■ DIRECTION:
Leave out every picture, then transcribe the rest of the listing exactly.
-- Start --
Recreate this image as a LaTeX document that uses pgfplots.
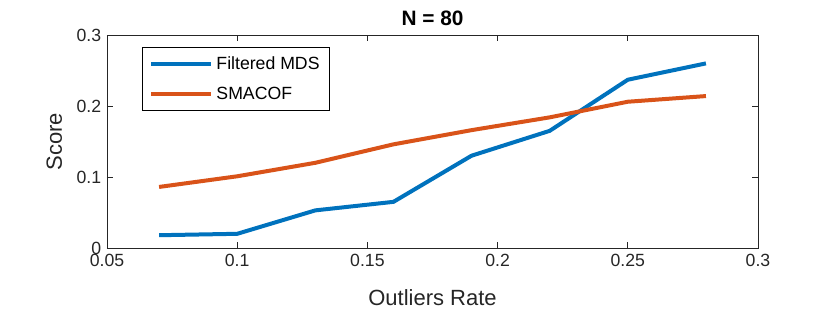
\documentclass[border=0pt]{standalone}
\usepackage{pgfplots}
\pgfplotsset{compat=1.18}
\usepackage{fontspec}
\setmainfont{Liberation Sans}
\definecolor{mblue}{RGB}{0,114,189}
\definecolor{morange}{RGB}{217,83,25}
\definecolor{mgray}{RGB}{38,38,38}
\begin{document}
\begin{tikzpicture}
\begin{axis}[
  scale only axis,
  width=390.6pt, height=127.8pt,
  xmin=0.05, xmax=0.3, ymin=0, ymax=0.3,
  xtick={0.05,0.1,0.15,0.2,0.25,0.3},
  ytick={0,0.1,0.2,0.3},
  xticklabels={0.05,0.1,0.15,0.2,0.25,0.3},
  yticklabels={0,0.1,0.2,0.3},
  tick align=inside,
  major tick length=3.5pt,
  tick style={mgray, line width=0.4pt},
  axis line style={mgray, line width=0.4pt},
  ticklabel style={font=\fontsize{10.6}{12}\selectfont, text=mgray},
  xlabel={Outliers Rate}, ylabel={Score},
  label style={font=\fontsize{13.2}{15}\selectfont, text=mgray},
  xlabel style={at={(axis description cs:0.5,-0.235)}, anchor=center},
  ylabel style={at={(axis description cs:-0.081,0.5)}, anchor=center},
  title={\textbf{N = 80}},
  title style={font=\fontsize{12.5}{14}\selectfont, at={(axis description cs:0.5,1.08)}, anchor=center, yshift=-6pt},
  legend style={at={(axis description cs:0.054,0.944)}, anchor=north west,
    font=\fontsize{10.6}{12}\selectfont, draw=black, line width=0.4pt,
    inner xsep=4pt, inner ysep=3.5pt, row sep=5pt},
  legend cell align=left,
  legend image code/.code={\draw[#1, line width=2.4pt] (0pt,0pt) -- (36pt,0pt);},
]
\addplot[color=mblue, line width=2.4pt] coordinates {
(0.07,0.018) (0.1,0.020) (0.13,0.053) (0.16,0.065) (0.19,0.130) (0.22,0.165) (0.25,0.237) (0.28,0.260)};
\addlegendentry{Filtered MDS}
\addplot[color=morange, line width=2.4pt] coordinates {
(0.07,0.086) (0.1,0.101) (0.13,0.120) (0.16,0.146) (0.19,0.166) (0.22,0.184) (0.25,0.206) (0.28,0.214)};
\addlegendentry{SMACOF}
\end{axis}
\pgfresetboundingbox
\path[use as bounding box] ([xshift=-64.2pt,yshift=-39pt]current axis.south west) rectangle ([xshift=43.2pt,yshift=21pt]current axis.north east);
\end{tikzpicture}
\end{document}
-- End --
■ COMPLETE RESPONSE:
Recreate this image as a LaTeX document that uses pgfplots.
\documentclass[border=0pt]{standalone}
\usepackage{pgfplots}
\pgfplotsset{compat=1.18}
\usepackage{fontspec}
\setmainfont{Liberation Sans}
\definecolor{mblue}{RGB}{0,114,189}
\definecolor{morange}{RGB}{217,83,25}
\definecolor{mgray}{RGB}{38,38,38}
\begin{document}
\begin{tikzpicture}
\begin{axis}[
  scale only axis,
  width=390.6pt, height=127.8pt,
  xmin=0.05, xmax=0.3, ymin=0, ymax=0.3,
  xtick={0.05,0.1,0.15,0.2,0.25,0.3},
  ytick={0,0.1,0.2,0.3},
  xticklabels={0.05,0.1,0.15,0.2,0.25,0.3},
  yticklabels={0,0.1,0.2,0.3},
  tick align=inside,
  major tick length=3.5pt,
  tick style={mgray, line width=0.4pt},
  axis line style={mgray, line width=0.4pt},
  ticklabel style={font=\fontsize{10.6}{12}\selectfont, text=mgray},
  xlabel={Outliers Rate}, ylabel={Score},
  label style={font=\fontsize{13.2}{15}\selectfont, text=mgray},
  xlabel style={at={(axis description cs:0.5,-0.235)}, anchor=center},
  ylabel style={at={(axis description cs:-0.081,0.5)}, anchor=center},
  title={\textbf{N = 80}},
  title style={font=\fontsize{12.5}{14}\selectfont, at={(axis description cs:0.5,1.08)}, anchor=center, yshift=-6pt},
  legend style={at={(axis description cs:0.054,0.944)}, anchor=north west,
    font=\fontsize{10.6}{12}\selectfont, draw=black, line width=0.4pt,
    inner xsep=4pt, inner ysep=3.5pt, row sep=5pt},
  legend cell align=left,
  legend image code/.code={\draw[#1, line width=2.4pt] (0pt,0pt) -- (36pt,0pt);},
]
\addplot[color=mblue, line width=2.4pt] coordinates {
(0.07,0.018) (0.1,0.020) (0.13,0.053) (0.16,0.065) (0.19,0.130) (0.22,0.165) (0.25,0.237) (0.28,0.260)};
\addlegendentry{Filtered MDS}
\addplot[color=morange, line width=2.4pt] coordinates {
(0.07,0.086) (0.1,0.101) (0.13,0.120) (0.16,0.146) (0.19,0.166) (0.22,0.184) (0.25,0.206) (0.28,0.214)};
\addlegendentry{SMACOF}
\end{axis}
\pgfresetboundingbox
\path[use as bounding box] ([xshift=-64.2pt,yshift=-39pt]current axis.south west) rectangle ([xshift=43.2pt,yshift=21pt]current axis.north east);
\end{tikzpicture}
\end{document}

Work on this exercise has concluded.